The essay is here.

This is a long essay, full of historical detail about the exact colors Nolde used and the places he lived. I was trying to understand how he thought of color. It’s an old essay, but it has a number of details that are still not in the literature: I tracked down his exact pigments, a map of the town he was born, and several contemporanerous sources for color practices.

This essay is still unpublished, and not available elsewhere.

Here is the opening of the essay:

Tropensonne (Tropical Sun) was painted shortly after March, 1914 in a most obscure part of the world: the outpost of Käwieng in Neu-Mecklenburg (now New Ireland). Aside from its location, which is certainly more exotic than Gauguin’s Tahiti, it seems the painting is fairly straightforward. Its subject matter is clear—once the viewer recognizes the distant shapes on the horizon as trees—and it has simple forms and few colors. There are in fact only six pigments: two warm, two cool, and black and white.

The red sky and sun are painted in Scharlachzinnober, our scarlet vermilion, and the darker sky is a wild, sultry madder, possibly violet Krapplach, which is close to our manganese violet. Opposed to them are a green and blue: the cold green is probably Malachitgrün (close to our “emerald green”), and the light blue under a breaking wave is helles Kobaltblau, modern cerulean blue. These four are alternated and mixed with a white, probably Zinkweiss, and Elfenbeinschwarz, ivory black.

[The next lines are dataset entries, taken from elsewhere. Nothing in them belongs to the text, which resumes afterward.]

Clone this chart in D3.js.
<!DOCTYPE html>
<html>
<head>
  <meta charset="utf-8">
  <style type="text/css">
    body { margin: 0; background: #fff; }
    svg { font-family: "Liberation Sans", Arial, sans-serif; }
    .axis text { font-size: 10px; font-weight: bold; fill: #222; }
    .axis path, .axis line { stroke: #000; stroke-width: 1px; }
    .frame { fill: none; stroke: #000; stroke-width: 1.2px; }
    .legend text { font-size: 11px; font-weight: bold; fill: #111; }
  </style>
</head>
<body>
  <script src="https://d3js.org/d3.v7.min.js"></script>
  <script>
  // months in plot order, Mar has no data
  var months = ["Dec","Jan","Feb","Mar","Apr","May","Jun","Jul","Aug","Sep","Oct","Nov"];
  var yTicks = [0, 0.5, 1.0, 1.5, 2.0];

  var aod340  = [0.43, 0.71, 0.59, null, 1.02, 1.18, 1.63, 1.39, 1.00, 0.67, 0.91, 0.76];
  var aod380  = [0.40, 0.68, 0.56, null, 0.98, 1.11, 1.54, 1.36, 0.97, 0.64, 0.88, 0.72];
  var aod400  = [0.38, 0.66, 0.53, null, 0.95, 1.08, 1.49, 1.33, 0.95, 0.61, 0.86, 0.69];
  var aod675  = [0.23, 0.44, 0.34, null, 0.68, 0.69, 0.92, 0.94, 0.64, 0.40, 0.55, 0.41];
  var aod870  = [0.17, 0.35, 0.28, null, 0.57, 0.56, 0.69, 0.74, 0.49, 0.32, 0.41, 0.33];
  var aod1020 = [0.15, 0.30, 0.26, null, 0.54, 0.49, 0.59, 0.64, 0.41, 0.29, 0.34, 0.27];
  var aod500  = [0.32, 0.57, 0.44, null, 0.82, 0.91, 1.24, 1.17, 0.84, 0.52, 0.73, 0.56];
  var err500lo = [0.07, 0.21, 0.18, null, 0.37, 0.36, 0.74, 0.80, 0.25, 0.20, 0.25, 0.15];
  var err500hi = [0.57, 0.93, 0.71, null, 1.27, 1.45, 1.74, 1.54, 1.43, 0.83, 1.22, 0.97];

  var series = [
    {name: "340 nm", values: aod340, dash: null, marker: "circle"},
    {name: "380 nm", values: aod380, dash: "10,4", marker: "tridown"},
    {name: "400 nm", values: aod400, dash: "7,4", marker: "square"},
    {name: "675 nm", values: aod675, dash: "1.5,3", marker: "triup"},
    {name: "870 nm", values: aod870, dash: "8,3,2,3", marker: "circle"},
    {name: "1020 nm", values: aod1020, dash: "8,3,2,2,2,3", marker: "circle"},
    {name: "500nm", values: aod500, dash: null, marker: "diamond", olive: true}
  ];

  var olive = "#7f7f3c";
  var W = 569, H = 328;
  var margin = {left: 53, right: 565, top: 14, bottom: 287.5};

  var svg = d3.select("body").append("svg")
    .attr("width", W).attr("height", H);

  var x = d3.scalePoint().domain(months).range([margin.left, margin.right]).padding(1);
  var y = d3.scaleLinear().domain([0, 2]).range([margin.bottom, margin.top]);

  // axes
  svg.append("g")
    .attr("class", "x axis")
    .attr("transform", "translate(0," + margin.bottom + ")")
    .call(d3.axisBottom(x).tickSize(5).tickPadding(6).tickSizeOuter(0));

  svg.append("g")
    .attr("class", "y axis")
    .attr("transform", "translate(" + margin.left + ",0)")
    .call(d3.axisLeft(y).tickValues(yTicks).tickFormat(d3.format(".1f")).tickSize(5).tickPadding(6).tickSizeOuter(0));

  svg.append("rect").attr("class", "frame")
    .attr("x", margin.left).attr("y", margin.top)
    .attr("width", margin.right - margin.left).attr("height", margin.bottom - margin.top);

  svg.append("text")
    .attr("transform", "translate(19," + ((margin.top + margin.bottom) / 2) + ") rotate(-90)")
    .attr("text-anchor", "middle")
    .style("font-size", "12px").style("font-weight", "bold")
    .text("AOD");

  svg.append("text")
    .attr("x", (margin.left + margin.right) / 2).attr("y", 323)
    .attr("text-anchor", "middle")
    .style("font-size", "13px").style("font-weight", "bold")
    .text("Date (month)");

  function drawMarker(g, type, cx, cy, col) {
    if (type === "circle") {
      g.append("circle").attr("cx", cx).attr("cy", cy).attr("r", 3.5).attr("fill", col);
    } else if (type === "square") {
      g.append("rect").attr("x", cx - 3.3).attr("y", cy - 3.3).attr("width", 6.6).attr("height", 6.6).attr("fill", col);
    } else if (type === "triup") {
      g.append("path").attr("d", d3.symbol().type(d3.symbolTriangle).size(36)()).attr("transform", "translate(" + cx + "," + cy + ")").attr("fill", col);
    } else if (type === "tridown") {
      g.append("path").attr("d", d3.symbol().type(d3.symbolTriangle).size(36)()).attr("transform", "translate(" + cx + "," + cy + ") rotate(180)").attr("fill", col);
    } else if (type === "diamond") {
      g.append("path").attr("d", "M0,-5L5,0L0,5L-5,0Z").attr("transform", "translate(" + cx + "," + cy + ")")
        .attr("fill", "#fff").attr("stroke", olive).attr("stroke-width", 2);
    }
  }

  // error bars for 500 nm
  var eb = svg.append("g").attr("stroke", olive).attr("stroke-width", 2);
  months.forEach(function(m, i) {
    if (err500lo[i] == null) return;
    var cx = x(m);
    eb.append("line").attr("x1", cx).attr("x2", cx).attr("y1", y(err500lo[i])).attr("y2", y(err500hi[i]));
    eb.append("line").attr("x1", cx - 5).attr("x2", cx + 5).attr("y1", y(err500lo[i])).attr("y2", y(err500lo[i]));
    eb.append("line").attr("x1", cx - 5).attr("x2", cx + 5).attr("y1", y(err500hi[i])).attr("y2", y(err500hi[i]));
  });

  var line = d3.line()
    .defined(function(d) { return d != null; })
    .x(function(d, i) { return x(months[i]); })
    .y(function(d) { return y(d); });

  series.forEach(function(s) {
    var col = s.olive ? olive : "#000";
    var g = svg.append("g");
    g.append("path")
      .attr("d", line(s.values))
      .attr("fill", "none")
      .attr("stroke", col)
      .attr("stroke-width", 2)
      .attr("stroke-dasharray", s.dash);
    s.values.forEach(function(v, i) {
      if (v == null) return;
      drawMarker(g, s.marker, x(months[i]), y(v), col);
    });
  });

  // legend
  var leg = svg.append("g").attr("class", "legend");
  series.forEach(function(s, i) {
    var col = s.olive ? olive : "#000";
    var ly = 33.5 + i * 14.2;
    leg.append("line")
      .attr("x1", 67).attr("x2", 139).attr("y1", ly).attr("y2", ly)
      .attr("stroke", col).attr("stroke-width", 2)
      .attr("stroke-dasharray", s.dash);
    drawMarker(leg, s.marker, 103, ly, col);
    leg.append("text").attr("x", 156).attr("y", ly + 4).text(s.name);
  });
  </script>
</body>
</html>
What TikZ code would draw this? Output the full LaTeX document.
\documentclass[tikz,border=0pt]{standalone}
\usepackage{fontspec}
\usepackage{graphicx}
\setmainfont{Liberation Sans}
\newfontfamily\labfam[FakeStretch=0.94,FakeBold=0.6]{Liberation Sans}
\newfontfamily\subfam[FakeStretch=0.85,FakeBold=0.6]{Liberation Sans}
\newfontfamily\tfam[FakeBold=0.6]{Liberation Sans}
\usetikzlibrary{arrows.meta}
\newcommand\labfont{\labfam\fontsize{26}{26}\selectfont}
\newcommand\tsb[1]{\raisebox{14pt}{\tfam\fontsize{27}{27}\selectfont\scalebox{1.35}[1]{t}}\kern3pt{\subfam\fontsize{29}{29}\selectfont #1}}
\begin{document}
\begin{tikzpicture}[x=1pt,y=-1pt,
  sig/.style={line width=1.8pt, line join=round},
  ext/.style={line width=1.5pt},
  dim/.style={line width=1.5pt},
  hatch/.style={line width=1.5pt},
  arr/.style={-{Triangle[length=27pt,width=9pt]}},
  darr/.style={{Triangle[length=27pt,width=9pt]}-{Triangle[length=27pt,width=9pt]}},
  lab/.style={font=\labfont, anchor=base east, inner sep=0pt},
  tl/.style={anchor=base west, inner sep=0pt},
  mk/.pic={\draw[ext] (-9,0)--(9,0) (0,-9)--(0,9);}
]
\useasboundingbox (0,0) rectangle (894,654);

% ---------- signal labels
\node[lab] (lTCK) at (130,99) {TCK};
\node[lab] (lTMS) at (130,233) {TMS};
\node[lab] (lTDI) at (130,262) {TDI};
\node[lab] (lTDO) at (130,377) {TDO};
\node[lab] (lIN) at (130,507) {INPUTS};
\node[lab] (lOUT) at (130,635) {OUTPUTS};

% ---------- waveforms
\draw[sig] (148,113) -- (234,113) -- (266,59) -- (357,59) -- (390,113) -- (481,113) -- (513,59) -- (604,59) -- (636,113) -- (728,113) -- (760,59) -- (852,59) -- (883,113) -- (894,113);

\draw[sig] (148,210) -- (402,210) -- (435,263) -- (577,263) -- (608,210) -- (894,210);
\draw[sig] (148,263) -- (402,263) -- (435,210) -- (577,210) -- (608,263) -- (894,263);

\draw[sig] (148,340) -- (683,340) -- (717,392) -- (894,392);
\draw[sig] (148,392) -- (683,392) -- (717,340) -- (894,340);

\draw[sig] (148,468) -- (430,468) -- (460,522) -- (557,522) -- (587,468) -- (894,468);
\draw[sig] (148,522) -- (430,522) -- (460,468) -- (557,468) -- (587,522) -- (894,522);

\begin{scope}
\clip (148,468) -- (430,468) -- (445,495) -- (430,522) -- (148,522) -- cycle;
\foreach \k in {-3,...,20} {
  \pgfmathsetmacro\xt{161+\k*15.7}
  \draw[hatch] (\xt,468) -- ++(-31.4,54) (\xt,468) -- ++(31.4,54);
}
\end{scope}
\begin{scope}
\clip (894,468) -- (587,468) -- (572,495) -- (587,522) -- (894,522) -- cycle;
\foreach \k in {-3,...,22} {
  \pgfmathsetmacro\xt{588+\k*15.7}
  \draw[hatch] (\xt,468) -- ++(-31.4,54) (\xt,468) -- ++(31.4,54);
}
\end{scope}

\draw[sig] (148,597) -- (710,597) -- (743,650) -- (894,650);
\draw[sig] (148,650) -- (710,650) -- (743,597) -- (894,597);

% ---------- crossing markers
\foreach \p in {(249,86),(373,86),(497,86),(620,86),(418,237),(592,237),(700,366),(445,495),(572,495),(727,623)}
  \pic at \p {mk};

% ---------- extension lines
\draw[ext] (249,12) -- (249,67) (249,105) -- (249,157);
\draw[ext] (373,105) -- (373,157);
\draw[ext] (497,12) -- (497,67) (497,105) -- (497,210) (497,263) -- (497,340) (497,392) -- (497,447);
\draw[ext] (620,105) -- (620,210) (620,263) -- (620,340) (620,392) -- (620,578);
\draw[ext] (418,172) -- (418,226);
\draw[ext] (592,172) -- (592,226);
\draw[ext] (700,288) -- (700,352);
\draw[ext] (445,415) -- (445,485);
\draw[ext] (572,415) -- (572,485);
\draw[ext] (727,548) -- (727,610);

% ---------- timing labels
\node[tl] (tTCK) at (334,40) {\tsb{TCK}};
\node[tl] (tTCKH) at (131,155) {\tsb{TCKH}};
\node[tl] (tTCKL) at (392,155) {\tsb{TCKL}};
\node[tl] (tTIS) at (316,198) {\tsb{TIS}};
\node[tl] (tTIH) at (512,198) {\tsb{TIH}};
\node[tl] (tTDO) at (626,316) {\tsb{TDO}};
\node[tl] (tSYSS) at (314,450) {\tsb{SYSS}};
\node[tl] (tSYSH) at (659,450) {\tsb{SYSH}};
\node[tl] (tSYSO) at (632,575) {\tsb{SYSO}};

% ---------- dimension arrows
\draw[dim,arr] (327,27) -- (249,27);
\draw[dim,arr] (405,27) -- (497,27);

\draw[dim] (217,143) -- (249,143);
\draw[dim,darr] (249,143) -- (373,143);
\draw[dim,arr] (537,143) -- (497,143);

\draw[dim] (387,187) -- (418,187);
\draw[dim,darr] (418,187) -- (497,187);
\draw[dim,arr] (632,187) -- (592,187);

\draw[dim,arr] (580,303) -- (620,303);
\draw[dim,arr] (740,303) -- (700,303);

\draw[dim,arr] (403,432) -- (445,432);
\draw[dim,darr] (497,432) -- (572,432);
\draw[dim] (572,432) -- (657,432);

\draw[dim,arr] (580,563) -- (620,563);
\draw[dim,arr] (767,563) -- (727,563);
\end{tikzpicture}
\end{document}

Listing the colors like this brings out several things. First: the painting’s quality of natural simplicity is deceptive—its colors are two carefully picked pairs of strong pigments rather than the more common, greyer hues Nolde might have chosen if his intentions had been more simply naturalistic. Second: even though it is possible he was matching colors to what he saw, the eccentric and mechanical choice of pigments suggests that he was not. It is a difficult question to decide, since the sun is often red and the sea can be green. In this case Nolde provides at least a clue to the role of mimesis, since he recalls in his autobiography Mein Leben that he painted inside a converted police detention building at some distance from the sea, with his “powerful, rich colors” ranged around him (“mit den herrlichen reichen Farben um mich herum”). Most probably he did not even have a sketch of the scene in front of him. The colors have another odd quality: they are opaque and flat, so that the sun appears to be pasted onto a colored background, rather than floating in empty atmosphere. Paintings like Munch’s The Scream teach us that schematized forms and limited palettes do not entail a sacrifice of atmospheric qualities. Munch’s painting has a mixture of the colors of sunset—white, yellow, pink, red, and some blue—and together they reproduce both the painter’s signature undulating line and an equally familiar streaked cloudy translucence.

An oil underpainting aids this, showing through casein and pastel highlights, relieving flatness and suggesting a swirling atmosphere. Tropensonne’s sky on the other hand, has only two hues in opaque color areas, and what feeling of transparence there is has been achieved incidentally, by roughness of brishstrokes. Tropensonne’s sky is closer to what Constable called a “white sheet,” a backdrop without depth. A collaged sun is pasted to it, and it hangs there, without gravity and with no more power to illumine than a paper-patch sun has to shine on an Albers collage.